Data extracted from a collection:
......
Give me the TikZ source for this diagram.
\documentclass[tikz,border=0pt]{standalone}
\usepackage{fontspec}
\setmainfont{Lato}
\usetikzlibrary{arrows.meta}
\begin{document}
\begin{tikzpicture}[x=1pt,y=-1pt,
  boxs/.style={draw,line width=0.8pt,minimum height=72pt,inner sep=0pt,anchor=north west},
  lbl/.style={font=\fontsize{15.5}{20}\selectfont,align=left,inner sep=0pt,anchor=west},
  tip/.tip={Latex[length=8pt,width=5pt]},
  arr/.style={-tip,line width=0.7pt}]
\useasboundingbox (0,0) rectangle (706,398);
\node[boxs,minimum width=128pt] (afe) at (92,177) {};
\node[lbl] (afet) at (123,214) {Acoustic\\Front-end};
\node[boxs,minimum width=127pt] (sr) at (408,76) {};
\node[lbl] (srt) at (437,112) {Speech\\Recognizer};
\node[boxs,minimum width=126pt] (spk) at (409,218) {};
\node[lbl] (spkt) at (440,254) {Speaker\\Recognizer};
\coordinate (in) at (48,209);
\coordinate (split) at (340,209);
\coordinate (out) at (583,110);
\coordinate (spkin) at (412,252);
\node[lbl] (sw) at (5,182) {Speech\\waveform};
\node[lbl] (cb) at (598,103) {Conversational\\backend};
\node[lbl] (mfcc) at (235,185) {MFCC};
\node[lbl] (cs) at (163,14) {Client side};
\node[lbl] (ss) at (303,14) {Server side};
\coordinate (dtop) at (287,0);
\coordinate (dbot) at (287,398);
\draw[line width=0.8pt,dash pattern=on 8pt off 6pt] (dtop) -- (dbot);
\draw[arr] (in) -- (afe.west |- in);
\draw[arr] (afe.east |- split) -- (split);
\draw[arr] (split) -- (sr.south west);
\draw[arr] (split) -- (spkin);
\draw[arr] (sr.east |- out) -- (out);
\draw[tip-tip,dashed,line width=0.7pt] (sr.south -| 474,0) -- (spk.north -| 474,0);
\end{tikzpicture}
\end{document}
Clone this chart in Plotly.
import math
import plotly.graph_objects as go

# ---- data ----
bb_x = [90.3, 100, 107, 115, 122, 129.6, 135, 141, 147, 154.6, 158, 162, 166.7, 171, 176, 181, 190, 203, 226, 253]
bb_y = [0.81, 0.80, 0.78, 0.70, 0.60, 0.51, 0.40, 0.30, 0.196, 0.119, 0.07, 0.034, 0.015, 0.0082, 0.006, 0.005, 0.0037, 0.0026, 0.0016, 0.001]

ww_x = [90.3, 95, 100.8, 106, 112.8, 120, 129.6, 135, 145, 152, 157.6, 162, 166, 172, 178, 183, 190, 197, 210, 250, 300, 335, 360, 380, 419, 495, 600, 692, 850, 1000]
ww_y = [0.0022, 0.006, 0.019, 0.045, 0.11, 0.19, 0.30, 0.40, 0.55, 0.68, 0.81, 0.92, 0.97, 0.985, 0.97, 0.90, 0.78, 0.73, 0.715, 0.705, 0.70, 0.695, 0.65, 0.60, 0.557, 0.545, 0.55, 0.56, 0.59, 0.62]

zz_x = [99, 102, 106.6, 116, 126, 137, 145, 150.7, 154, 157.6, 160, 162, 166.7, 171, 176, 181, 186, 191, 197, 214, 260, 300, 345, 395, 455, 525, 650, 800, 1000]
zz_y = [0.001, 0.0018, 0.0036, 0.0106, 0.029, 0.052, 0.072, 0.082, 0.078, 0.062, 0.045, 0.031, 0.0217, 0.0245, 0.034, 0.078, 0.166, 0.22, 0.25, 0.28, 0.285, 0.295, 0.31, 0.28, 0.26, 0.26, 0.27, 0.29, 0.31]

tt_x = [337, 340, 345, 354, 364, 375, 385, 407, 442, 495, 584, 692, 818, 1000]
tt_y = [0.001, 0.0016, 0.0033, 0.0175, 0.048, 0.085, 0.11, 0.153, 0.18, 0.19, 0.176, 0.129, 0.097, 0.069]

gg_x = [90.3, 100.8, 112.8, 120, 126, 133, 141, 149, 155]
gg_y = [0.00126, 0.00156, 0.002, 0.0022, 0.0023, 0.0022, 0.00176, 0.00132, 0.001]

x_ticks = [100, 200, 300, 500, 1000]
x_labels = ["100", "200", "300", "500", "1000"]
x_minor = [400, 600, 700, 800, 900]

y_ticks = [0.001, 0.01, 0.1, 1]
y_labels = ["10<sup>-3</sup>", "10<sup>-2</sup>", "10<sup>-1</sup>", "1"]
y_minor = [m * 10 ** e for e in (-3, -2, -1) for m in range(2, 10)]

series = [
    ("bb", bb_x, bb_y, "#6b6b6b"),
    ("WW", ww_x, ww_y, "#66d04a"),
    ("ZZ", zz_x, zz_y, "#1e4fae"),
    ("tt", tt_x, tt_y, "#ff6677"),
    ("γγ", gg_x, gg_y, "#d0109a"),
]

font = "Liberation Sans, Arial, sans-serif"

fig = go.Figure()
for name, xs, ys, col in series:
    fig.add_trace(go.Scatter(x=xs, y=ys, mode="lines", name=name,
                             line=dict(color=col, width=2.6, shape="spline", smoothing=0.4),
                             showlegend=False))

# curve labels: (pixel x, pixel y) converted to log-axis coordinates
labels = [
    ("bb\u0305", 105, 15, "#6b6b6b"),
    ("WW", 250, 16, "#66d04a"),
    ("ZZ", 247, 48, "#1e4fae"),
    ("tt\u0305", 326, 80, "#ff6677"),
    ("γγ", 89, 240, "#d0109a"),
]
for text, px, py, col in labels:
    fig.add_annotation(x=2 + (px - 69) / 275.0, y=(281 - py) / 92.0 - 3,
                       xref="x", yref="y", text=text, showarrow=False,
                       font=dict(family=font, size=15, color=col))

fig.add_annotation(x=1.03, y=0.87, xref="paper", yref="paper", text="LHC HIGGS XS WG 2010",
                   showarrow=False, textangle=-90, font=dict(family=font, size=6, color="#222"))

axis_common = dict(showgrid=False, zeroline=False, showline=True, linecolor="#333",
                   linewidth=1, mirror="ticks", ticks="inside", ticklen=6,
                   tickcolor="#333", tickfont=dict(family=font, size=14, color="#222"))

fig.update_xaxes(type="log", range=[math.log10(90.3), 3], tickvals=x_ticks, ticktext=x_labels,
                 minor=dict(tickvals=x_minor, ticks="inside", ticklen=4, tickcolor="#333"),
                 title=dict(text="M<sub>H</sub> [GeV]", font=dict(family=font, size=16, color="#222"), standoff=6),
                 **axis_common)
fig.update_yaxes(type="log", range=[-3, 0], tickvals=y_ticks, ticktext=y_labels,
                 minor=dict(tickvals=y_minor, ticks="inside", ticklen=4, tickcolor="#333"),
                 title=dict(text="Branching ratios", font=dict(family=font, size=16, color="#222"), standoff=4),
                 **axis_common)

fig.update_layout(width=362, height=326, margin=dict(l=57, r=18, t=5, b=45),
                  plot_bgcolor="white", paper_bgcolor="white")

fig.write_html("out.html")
......
EXERCISE – The answer should consist of the lines from the first line of the entries through the line with "0.0026, 0.0016, 0.001]", copied exactly.

FINAL ANSWER –
Give me the TikZ source for this diagram.
\documentclass[tikz,border=0pt]{standalone}
\usepackage{fontspec}
\setmainfont{Lato}
\usetikzlibrary{arrows.meta}
\begin{document}
\begin{tikzpicture}[x=1pt,y=-1pt,
  boxs/.style={draw,line width=0.8pt,minimum height=72pt,inner sep=0pt,anchor=north west},
  lbl/.style={font=\fontsize{15.5}{20}\selectfont,align=left,inner sep=0pt,anchor=west},
  tip/.tip={Latex[length=8pt,width=5pt]},
  arr/.style={-tip,line width=0.7pt}]
\useasboundingbox (0,0) rectangle (706,398);
\node[boxs,minimum width=128pt] (afe) at (92,177) {};
\node[lbl] (afet) at (123,214) {Acoustic\\Front-end};
\node[boxs,minimum width=127pt] (sr) at (408,76) {};
\node[lbl] (srt) at (437,112) {Speech\\Recognizer};
\node[boxs,minimum width=126pt] (spk) at (409,218) {};
\node[lbl] (spkt) at (440,254) {Speaker\\Recognizer};
\coordinate (in) at (48,209);
\coordinate (split) at (340,209);
\coordinate (out) at (583,110);
\coordinate (spkin) at (412,252);
\node[lbl] (sw) at (5,182) {Speech\\waveform};
\node[lbl] (cb) at (598,103) {Conversational\\backend};
\node[lbl] (mfcc) at (235,185) {MFCC};
\node[lbl] (cs) at (163,14) {Client side};
\node[lbl] (ss) at (303,14) {Server side};
\coordinate (dtop) at (287,0);
\coordinate (dbot) at (287,398);
\draw[line width=0.8pt,dash pattern=on 8pt off 6pt] (dtop) -- (dbot);
\draw[arr] (in) -- (afe.west |- in);
\draw[arr] (afe.east |- split) -- (split);
\draw[arr] (split) -- (sr.south west);
\draw[arr] (split) -- (spkin);
\draw[arr] (sr.east |- out) -- (out);
\draw[tip-tip,dashed,line width=0.7pt] (sr.south -| 474,0) -- (spk.north -| 474,0);
\end{tikzpicture}
\end{document}
Clone this chart in Plotly.
import math
import plotly.graph_objects as go

# ---- data ----
bb_x = [90.3, 100, 107, 115, 122, 129.6, 135, 141, 147, 154.6, 158, 162, 166.7, 171, 176, 181, 190, 203, 226, 253]
bb_y = [0.81, 0.80, 0.78, 0.70, 0.60, 0.51, 0.40, 0.30, 0.196, 0.119, 0.07, 0.034, 0.015, 0.0082, 0.006, 0.005, 0.0037, 0.0026, 0.0016, 0.001]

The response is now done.